Konu yalan sözcüğünden açılmışken, Nietzsche’nin bu konuya ilişkin özlü cümlesini söylememek olmaz;

“Lütfen insanoğlundan yalanı almayın. Aksi halde insan yaşayamaz…

İnsan yalanla yaşar. Hayallerini almayın. Efsaneleri yok etmeyin. Gerçeği söylemeyin, Çünkü insan gerçeklerle yaşayamaz!

Ebedi gerçeklik olmadığı gibi, mutlak doğru da yoktur.”

Denilebilir ki duymak istemeyenden daha sağırı, görmek istemeyenden daha körü yoktur… Kişiyi ya da olayları görmenin ve duymanın ilk ve değişmez koşulu duyarlılıktır .Geçmişte karanlık ve fırtınalı gecelerde, bir geminin kayalıklara çarpmaması için, nasıl ki; deniz feneri yanıp-sönerek işaret veriyorsa, özgürce düşünebilen ve bu düşüncelerini akıl süzgecinden geçirebilen bir insan da yaşamında, bilim ve felsefede gerekli gördüklerinin aydınlığında dogmaları ayıklayarak yararlanabilmelidir.

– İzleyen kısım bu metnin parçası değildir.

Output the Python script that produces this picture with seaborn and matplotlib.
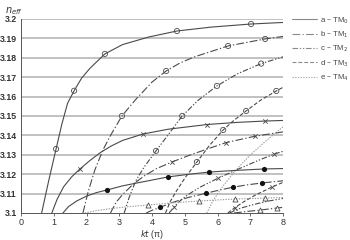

Zaman zaman, işe ya da randevumuza geç kaldığımızda gerçeği söylemektense, trafik sıkışıklığını öne sürmek çoğu kez hepimize iyi gelir!.. Ayrımsız herkesin karşısındakini kırmamak adına gayet iyi bildiği, Beyaz ya da Pembe yalanlar mutlaka bulunur. Hani arkadaşımız bir giysi almıştır ya da sacını kestirmiştir. Kötü olmuş diye düşünürsünüz ama “Çok güzel, ne kadar da yakışmış” der, arkadaşınızın moral değerlerini diri tutarsınız... Bir an aklınızdan, ”ben nasıl bir dostum ki, arkadaşıma gerçeği söylemekten sakınıp, onu aldattım. Oysa ona gerçeği söyleyip eksiğini düzeltmesinde yardımcı olmalıydım” demek geçer, ama onu üzmek ve kaybetmek korkusuyla susarsınız

Yalan dahi olsa insan doğası gereği takdir edilip önemsenmek ister… “ İyi ki varsın, Sen Allah’ın bir lütfusun, Sensiz hayat çekilmez olurdu…” benzeri övgü yoğun cümlelerin gerçekle uyumuna bakmaksızın hep duymak ister, ta ki bir şeylerin ters gidişine değin sürer bu iltifatlar ve ipler koptuğunda kopar kızılca kıyamet!

Öykü bu ya; Her zaman gittiği bara coşkuyla giren yaşlı adam, daha önce çalışan garson kızın yerine bir başkasının çalıştığını görüp önce çok yadırgamış, ama ardından cesaretini toplayıp garson kıza “uzun zamandır gördüğü en güzel kız” olduğunu söylemiş. Garson kız yaşlı adamı şöyle bir süzmüş, ardından tüm kibiriyle, burnu havalarda “üzgünüm ama övgünüze aynı şekilde karşılık veremeyeceğim.” Diyerek tersler.

Yaşlı adam sakin bir şekilde “Peki o zaman sen de benim yaptığımı yapamaz mıydın tatlım? Doğru değil de yalan söyleyemez miydin?” diyerek sonnokta yı itinayla koyuvermiş!